Es war damals alles andere als normal, dass sich jemand dem Sammeln von Zeichnungen widmete. Das Riesenkonvolut ist mit dem Namen Everhard Jabach verknüpft. Der Kölner Kaufmann und Bankier Everhard Jabach (1618–1695) hatte seinen Wohnsitz seit 1638 in Paris und sammelte alte und zeitgenössische Kunst. Er war Bankier, Direktor der Ostindienkompanie, Direktor der Königl. Tapisseriemanufaktur Aubusson und stand in der Gunst von Kardinal Mazarin. Bereits sein Vater besaß eine Kunstsammlung, die Jabach im Bereich der bildenden Kunst ausbaute. Dabei arbeitete er mit Kunstkennern und Sammlern zusammen. Jabach kaufte auch Kunstwerke aus der Sammlung König Charles I.

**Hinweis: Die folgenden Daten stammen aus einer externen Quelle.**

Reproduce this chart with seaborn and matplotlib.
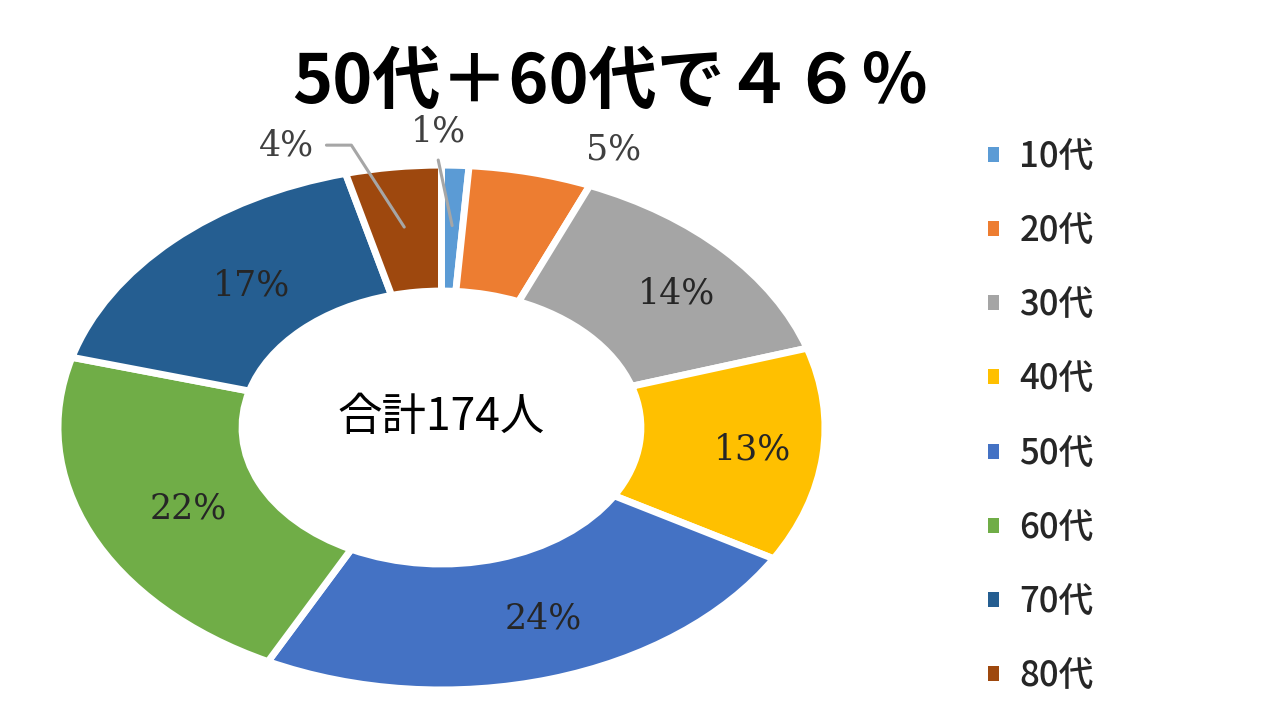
import numpy as np
import matplotlib.pyplot as plt
import seaborn as sns
from matplotlib.patches import Patch

# data
ages = ['10代', '20代', '30代', '40代', '50代', '60代', '70代', '80代']
counts = [2, 9, 24, 23, 42, 38, 29, 7]
colors = ['#5B9BD5', '#ED7D31', '#A5A5A5', '#FFC000',
          '#4472C4', '#70AD47', '#255E91', '#9E480E']
title = '50代＋60代で４６％'
total = sum(counts)
total_label = f'合計{total}人'
pct_labels = [f'{round(100 * c / total)}%' for c in counts]

# small slices get their label outside the ring (nudge in axes units)
outside_nudge = {'10代': (-0.05, 0.0), '20代': (0.18, -0.04), '80代': (-0.26, -0.045)}
leader = {'10代': 'up', '80代': 'elbow'}

sns.set_theme(style='white')
plt.rcParams['font.family'] = ['Noto Sans CJK JP', 'DejaVu Sans']

fig = plt.figure(figsize=(12.8, 7.2), dpi=100)
ax = fig.add_axes([0.0453, 0.0417, 0.5992, 0.729])

wedges, _ = ax.pie(counts, colors=colors, startangle=90, counterclock=False,
                   radius=1, wedgeprops=dict(width=0.48, edgecolor='white', linewidth=5))
ax.set_aspect('auto')
ax.set_xlim(-1, 1)
ax.set_ylim(-1, 1)
ax.axis('off')

serif = ['DejaVu Serif']
for w, age, lab in zip(wedges, ages, pct_labels):
    mid = np.deg2rad((w.theta1 + w.theta2) / 2)
    if age in outside_nudge:
        dx, dy = outside_nudge[age]
        tx = 1.15 * np.cos(mid) + dx
        ty = 1.13 * np.sin(mid) + dy
        ax.text(tx, ty, lab, ha='center', va='center', fontsize=25,
                family=serif, color='#404040')
        p0 = (0.77 * np.cos(mid), 0.77 * np.sin(mid))
        if leader.get(age) == 'up':
            ax.plot([p0[0], tx], [p0[1], ty - 0.11], color='#A6A6A6',
                    lw=2.2, clip_on=False, zorder=5)
        elif leader.get(age) == 'elbow':
            ax.plot([p0[0], tx + 0.17, tx + 0.105], [p0[1], ty, ty],
                    color='#A6A6A6', lw=2.2, clip_on=False, zorder=5)
    else:
        ax.text(0.77 * np.cos(mid) + 0.045, 0.76 * np.sin(mid), lab, ha='center',
                va='center', fontsize=25, family=serif, color='#262626')

ax.text(0, 0.04, total_label, ha='center', va='center', fontsize=32, color='black')

fig.text(0.477, 0.885, title, ha='center', va='center', fontsize=49,
         fontweight='bold', color='black')

handles = [Patch(facecolor=c, edgecolor='none') for c in colors]
fig.legend(handles, ages, loc='center left', bbox_to_anchor=(0.772, 0.4215),
           frameon=False, prop=dict(size=25, weight='medium'),
           handlelength=0.3, handleheight=0.28, handletextpad=0.6,
           labelspacing=1.1, borderpad=0, borderaxespad=0)

fig.savefig('out.png', dpi=100)
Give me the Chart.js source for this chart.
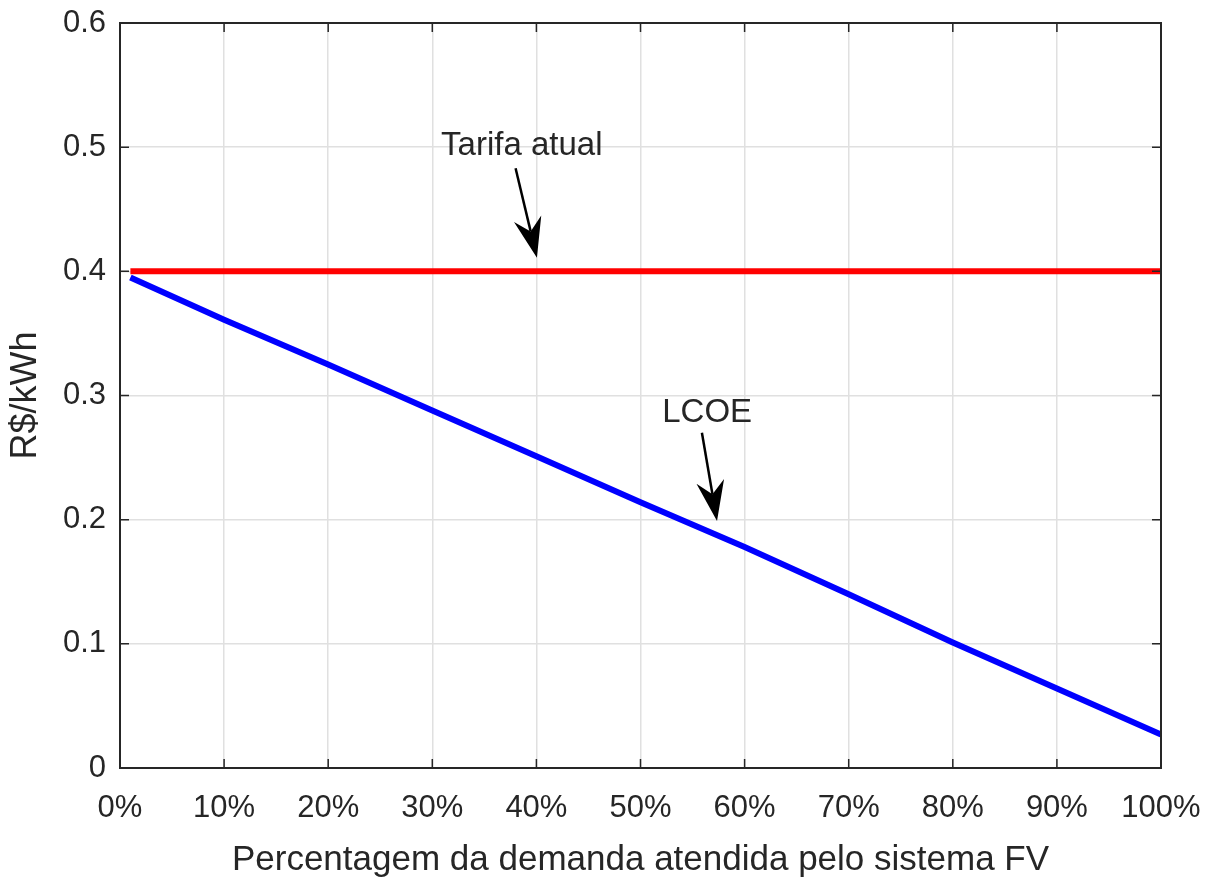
<!DOCTYPE html>
<html>
<head>
<meta charset="utf-8">
<script src="https://cdn.jsdelivr.net/npm/chart.js@4/dist/chart.umd.min.js"></script>
<style>
  html, body { margin: 0; padding: 0; background: #fff; }
  canvas { display: block; }
</style>
</head>
<body>
<canvas id="chart" width="1219" height="885"></canvas>
<script>
// data
const demandPct = [1, 10, 20, 30, 40, 50, 60, 70, 80, 90, 100];
const lcoe = [0.395, 0.361, 0.325, 0.288, 0.251, 0.214, 0.178, 0.140, 0.101, 0.064, 0.027];
const tariffPct = [1, 100];
const tariff = [0.4, 0.4];
const xTicks = [0, 10, 20, 30, 40, 50, 60, 70, 80, 90, 100];
const yTicks = [0, 0.1, 0.2, 0.3, 0.4, 0.5, 0.6];

// text labels with arrows, in data units
const notes = [
    { text: 'Tarifa atual', tx: 38.6, ty: 0.501, fx: 38.0, fy: 0.483, ax: 40.05, ay: 0.411 },
    { text: 'LCOE', tx: 56.4, ty: 0.286, fx: 55.9, fy: 0.270, ax: 57.35, ay: 0.199 }
];

const ink = '#262626';
const font = 'Liberation Sans, Arial, sans-serif';

function toPoints(xs, ys) {
    return xs.map((x, i) => ({ x: x, y: ys[i] }));
}

// box + inward ticks like matlab
const boxPlugin = {
    id: 'box',
    afterDatasetsDraw(chart) {
        const ctx = chart.ctx;
        const a = chart.chartArea;
        const xs = chart.scales.x, ys = chart.scales.y;
        const len = 9;
        ctx.save();
        ctx.strokeStyle = ink;
        ctx.lineWidth = 1.5;
        ctx.beginPath();
        xTicks.forEach(v => {
            const px = xs.getPixelForValue(v);
            ctx.moveTo(px, a.bottom); ctx.lineTo(px, a.bottom - len);
            ctx.moveTo(px, a.top); ctx.lineTo(px, a.top + len);
        });
        yTicks.forEach(v => {
            const py = ys.getPixelForValue(v);
            ctx.moveTo(a.left, py); ctx.lineTo(a.left + len, py);
            ctx.moveTo(a.right, py); ctx.lineTo(a.right - len, py);
        });
        ctx.stroke();
        ctx.lineWidth = 2;
        ctx.strokeRect(a.left, a.top, a.right - a.left, a.bottom - a.top);
        ctx.restore();
    }
};

const notePlugin = {
    id: 'notes',
    afterDatasetsDraw(chart) {
        const ctx = chart.ctx;
        const xs = chart.scales.x, ys = chart.scales.y;
        ctx.save();
        notes.forEach(n => {
            const tx = xs.getPixelForValue(n.tx), ty = ys.getPixelForValue(n.ty);
            ctx.fillStyle = ink;
            ctx.font = '33px ' + font;
            ctx.textAlign = 'center';
            ctx.textBaseline = 'middle';
            ctx.fillText(n.text, tx, ty);

            const x1 = xs.getPixelForValue(n.fx), y1 = ys.getPixelForValue(n.fy);
            const x2 = xs.getPixelForValue(n.ax), y2 = ys.getPixelForValue(n.ay);
            const ang = Math.atan2(y2 - y1, x2 - x1);
            const headLen = 40, headW = 14, back = 13;
            const bx = x2 - headLen * Math.cos(ang), by = y2 - headLen * Math.sin(ang);
            const cx = x2 - (headLen - back) * Math.cos(ang), cy = y2 - (headLen - back) * Math.sin(ang);
            ctx.strokeStyle = '#000';
            ctx.lineWidth = 2.5;
            ctx.beginPath();
            ctx.moveTo(x1, y1);
            ctx.lineTo(cx, cy);
            ctx.stroke();
            // notched arrow head
            const nx = -Math.sin(ang), ny = Math.cos(ang);
            ctx.fillStyle = '#000';
            ctx.beginPath();
            ctx.moveTo(x2, y2);
            ctx.lineTo(bx + nx * headW, by + ny * headW);
            ctx.lineTo(cx, cy);
            ctx.lineTo(bx - nx * headW, by - ny * headW);
            ctx.closePath();
            ctx.fill();
        });
        ctx.restore();
    }
};

new Chart(document.getElementById('chart'), {
    type: 'line',
    data: {
        datasets: [
            {
                label: 'Tarifa atual',
                data: toPoints(tariffPct, tariff),
                borderColor: '#ff0000',
                borderWidth: 6,
                pointRadius: 0,
                fill: false
            },
            {
                label: 'LCOE',
                data: toPoints(demandPct, lcoe),
                borderColor: '#0000ff',
                borderWidth: 6,
                pointRadius: 0,
                fill: false
            }
        ]
    },
    options: {
        responsive: false,
        animation: false,
        layout: { padding: { top: 23, right: 58, left: 0, bottom: 0 } },
        plugins: {
            legend: { display: false },
            tooltip: { enabled: false }
        },
        scales: {
            x: {
                type: 'linear',
                min: 0,
                max: 100,
                afterBuildTicks: s => { s.ticks = xTicks.map(v => ({ value: v })); },
                afterFit: s => { s.height = 117; s.paddingLeft = 0; s.paddingRight = 0; },
                grid: { color: '#e0e0e0', lineWidth: 1.5, drawTicks: false },
                border: { display: false },
                ticks: {
                    color: ink,
                    padding: 22,
                    maxRotation: 0,
                    font: { family: font, size: 31 },
                    callback: v => v + '%'
                },
                title: {
                    display: true,
                    text: 'Percentagem da demanda atendida pelo sistema FV',
                    color: ink,
                    font: { family: font, size: 35 },
                    padding: { top: 4 }
                }
            },
            y: {
                min: 0,
                max: 0.6,
                afterBuildTicks: s => { s.ticks = yTicks.map(v => ({ value: v })); },
                afterFit: s => { s.width = 120; s.paddingTop = 0; s.paddingBottom = 0; },
                grid: { color: '#e0e0e0', lineWidth: 1.5, drawTicks: false },
                border: { display: false },
                ticks: {
                    color: ink,
                    padding: 14,
                    font: { family: font, size: 31 },
                    callback: v => v === 0 ? '0' : v.toFixed(1)
                },
                title: {
                    display: true,
                    text: 'R$/kWh',
                    color: ink,
                    font: { family: font, size: 36 },
                    padding: { bottom: 0 }
                }
            }
        }
    },
    plugins: [boxPlugin, notePlugin]
});
</script>
</body>
</html>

Besonderes Augenmerk legte Everhard Jabach auf Zeichnungen, ja er war einer der ersten überhaupt, der dieses Medium des Sammelns würdig erachtete. Darüber hinaus sammelte er – für Frankreich völlig neu – „nordische“, also deutsche und niederländische Arbeiten. Es kam also nicht von ungefähr, das sich Jean-Baptiste Colbert, Finanzminister des Sonnenkönigs, fast neun Jahre darum bemühte, Werke aus der Sammlung Jabachs für den König zu erwerben. Die Investition in Kunst war für ihn ein wesentlicher Punkt im stetigen Bemühen um das königliche Prestige. 1662 erstand der König einen ersten, aus Gemälden bestehenden Teil der Sammlung. Darunter befand sich unter anderem „Johannes der Täufer“ von Leonardo da Vinci, die „Allegorie der Tugenden“ von Correggio oder der Gemäldezyklus zur „Herkuleslegende“ von Guido Reni. 1671 gelangten zudem noch 101 Gemälde und 5.542 Zeichnungen in das „Cabinet du roi“.